Good to know this. This patch is mainly for discussion purpose.
[...]
> > > Leo I noticed you did not modify detach_entity_load_average(). I think
> > > this would be needed to avoid the task's stats being double counted for
> > > a while after switched_from_fair() or task_move_group_fair().
>
> I'm afraid that the solution to problem is more complicated than that
> :-(
>
> You are adding/removing a contribution from the root cfs_rq.avg which
> isn't part of the signal in the first place. The root cfs_rq.avg only
> contains the sum of the load/util of the sched_entities on the cfs_rq.
> If you remove the contribution of the tasks from there you may end up
> double-accounting for the task migration. Once due to you patch and then
> again slowly over time as the group sched_entity starts reflecting that
> the task has migrated. Furthermore, for group scheduling to make sense
> it has to be the task_h_load() you add/remove otherwise the group
> weighting is completely lost. Or am I completely misreading your patch?
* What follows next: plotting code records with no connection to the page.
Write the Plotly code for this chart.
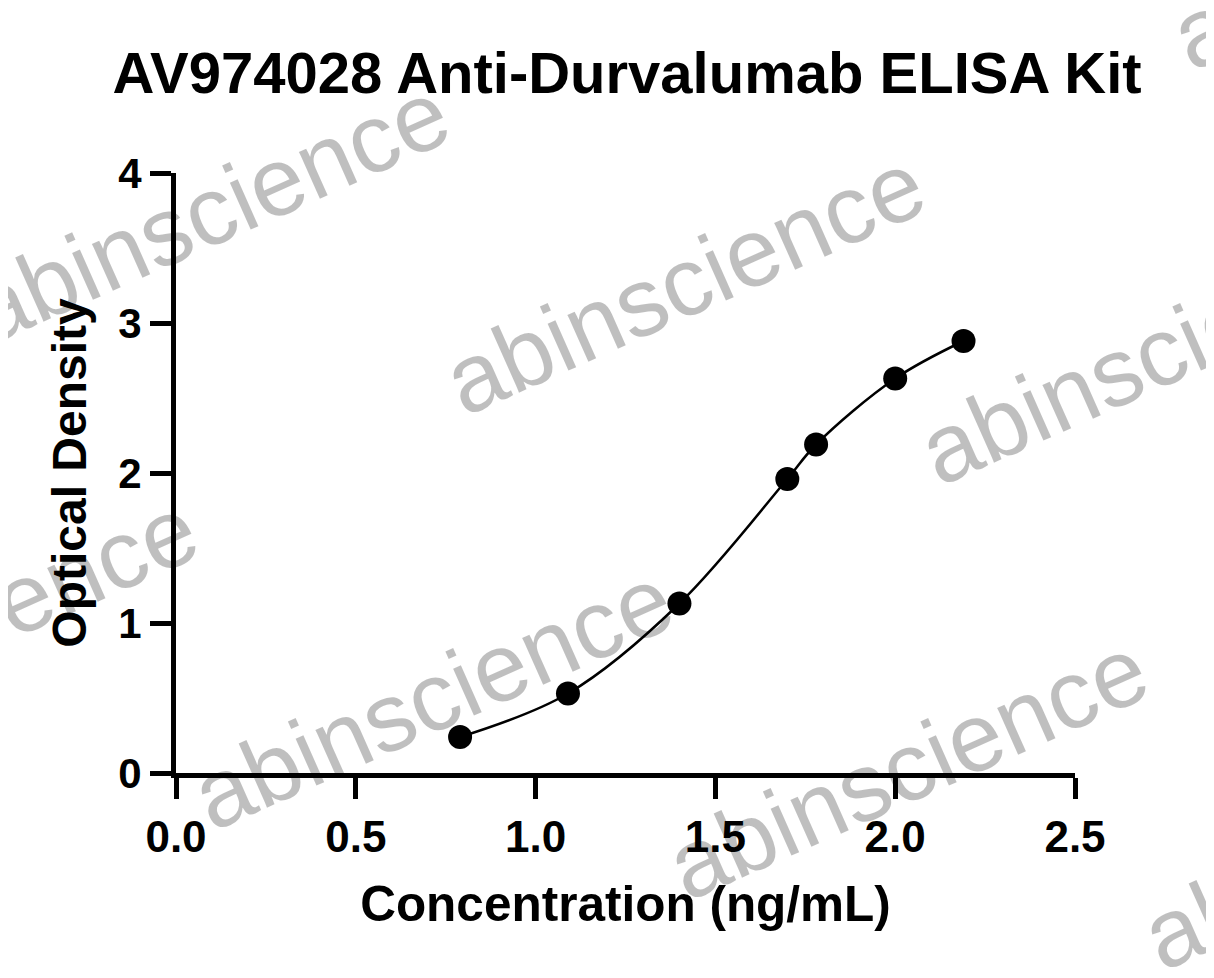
import plotly.graph_objects as go

# ---- data ----
log_conc = [0.79, 1.09, 1.40, 1.70, 1.78, 2.00, 2.19]
optical_density = [0.24, 0.53, 1.13, 1.96, 2.19, 2.63, 2.88]

x_ticks = [0.0, 0.5, 1.0, 1.5, 2.0, 2.5]
x_tick_labels = ["0.0", "0.5", "1.0", "1.5", "2.0", "2.5"]
y_ticks = [0, 1, 2, 3, 4]
y_tick_labels = ["0", "1", "2", "3", "4"]

title_text = "AV974028 Anti-Durvalumab ELISA Kit"
x_title = "Concentration (ng/mL)"
y_title = "Optical Density"
watermark = "abinscience"

# ---- layout geometry (page has an 8px body margin) ----
OFF = 8
W, H = 1214 - OFF, 978 - OFF
L, T = 176 - OFF, 173 - OFF
PW, PH = 899, 600
R, B = W - L - PW, H - T - PH

FONT = "Liberation Sans, Arial, sans-serif"

fig = go.Figure()

fig.add_trace(go.Scatter(
    x=log_conc, y=optical_density,
    mode="lines+markers",
    line=dict(color="black", width=2.5, shape="spline", smoothing=1.0),
    marker=dict(color="black", size=24, line=dict(width=0)),
    showlegend=False, hoverinfo="x+y",
))

# watermark lattice (pixel centres in the reference picture)
wm_centres = [(209, 212), (684, 282), (1159, 352),
              (-43, 627), (432, 697), (907, 767), (1382, 837),
              (936, -133), (1411, -63)]
annotations = []
for (px, py) in wm_centres:
    annotations.append(dict(
        text=watermark, xref="paper", yref="paper",
        x=(px - OFF - L) / PW, y=(H - B - (py - OFF)) / PH,
        xanchor="center", yanchor="middle",
        showarrow=False, textangle=-24,
        font=dict(family=FONT, size=97, color="rgba(0,0,0,0.25)"),
    ))

fig.update_layout(
    width=W, height=H,
    margin=dict(l=L, r=R, t=T, b=B, pad=0),
    paper_bgcolor="white", plot_bgcolor="white",
    title=dict(text=title_text, x=(627 - OFF) / W, xanchor="center",
               y=1 - 64.5 / H, yanchor="middle", xref="container", yref="container",
               font=dict(family=FONT, size=58, color="black", weight="bold")),
    xaxis=dict(range=[0, 2.5], tickvals=x_ticks, ticktext=x_tick_labels,
               showgrid=False, zeroline=False, showline=True, linecolor="black",
               linewidth=5, ticks="outside", ticklen=21, tickwidth=5, tickcolor="black",
               tickfont=dict(family=FONT, size=44, color="black", weight="bold"),
               title=dict(text=x_title, standoff=28,
                          font=dict(family=FONT, size=49.5, color="black", weight="bold"))),
    yaxis=dict(range=[0, 4], tickvals=y_ticks, ticktext=y_tick_labels,
               showgrid=False, zeroline=False, showline=True, linecolor="black",
               linewidth=5, ticks="outside", ticklen=21, tickwidth=5, tickcolor="black",
               tickfont=dict(family=FONT, size=42, color="black", weight="bold"),
               title=dict(text=y_title, standoff=18,
                          font=dict(family=FONT, size=48, color="black", weight="bold"))),
    annotations=annotations,
)

fig.write_html("out.html")
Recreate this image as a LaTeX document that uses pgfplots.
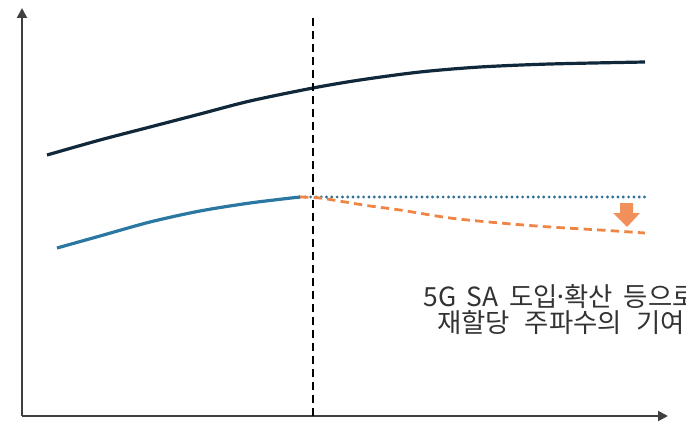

Here have one thing want to confirm firstly: though CFS has maintained
task group's hierarchy, but between task group's cfs_rq.avg and root
cfs_rq.avg, CFS updates these signals independently rather than accouting
them by crossing the hierarchy.
So currently CFS decreases the group's cfs_rq.avg for task's migration,
but it don't iterate task group's hierarchy to root cfs_rq.avg. I
don't understand your meantioned the second accounting by "then again
slowly over time as the group sched_entity starts reflecting that the
task has migrated."
Another question is: does cfs_rq.avg _ONLY_ signal historic behavior but
not present behavior? so even the task has been migrated we still need
decay it slowly? Or this will be different between load and util?
> I don't think the slow response time for _load_ is necessarily a big
> problem. Otherwise we would have had people complaining already about
> group scheduling being broken. It is however a problem for all the
> initiatives that built on utilization.
Or maybe we need seperate utilization and load, these two signals
have different semantics and purpose.
Thanks,
Leo Yan